Thomas Jefferson: The Art of PowerThomas Jefferson: The Art of Power by Jon Meacham

My rating: 4 of 5 stars

The complex life and the politics of the third President of the United States in a dramatic period in history are brought to the fore in Jon Meacham’s Thomas Jefferson: The Art of Power. After nearly twenty years in which Jefferson’s reputation has taken a hit through both scientific revelations and new biographies of his fellow Founders, the pragmatic philosopher who still yearned to daydream comes into better light 200 years after his time in office.

Meacham approached his book as a pure biography of Jefferson not a history of the times, which meant that only events that directly affected Jefferson or his immediately family were focused upon. Thus while Jefferson’s own story began in 1743, Meacham sets the stage with a family history that was also a history of colonial Virginia both politically and culturally. Throughout the next 500 pages, Meacham follows Jefferson in and out of Virginia with stops in Philadelphia, Paris, New York, and finally Washington D.C., but through everything a special focus was on how he developed his political acumen to achieve the vision he had for the United States in the world.

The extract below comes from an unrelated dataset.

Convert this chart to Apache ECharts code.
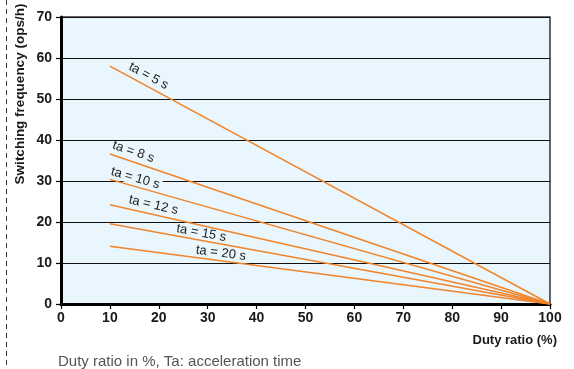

Jefferson’s relationship with Sally Hemings is discussed throughout the book when important moments in both their lives cross. While Hemings is not the focus of the book, the ‘relationship’ is interwoven by Meacham into Jefferson’s complicated thoughts on slavery that is more thoroughly detailed towards the end of the book and is some of the best analysis in the book. Yet, the focus on Jefferson’s political skill in comparison to his contemporaries and his time resulted in a fairly quick book to read (505 pages) that had extensive notes that could have added more to the body of the book and given the book more depth is the basic drawback of the book.

Over the last decade, a new round of biographies of the Founding Fathers has brought praise and more attention to the actual human beings we think of when we hear their names. Jon Meacham’s Thomas Jefferson: The Art of Power is a fascinating read of a man whose words and actions are both celebrated and controversial.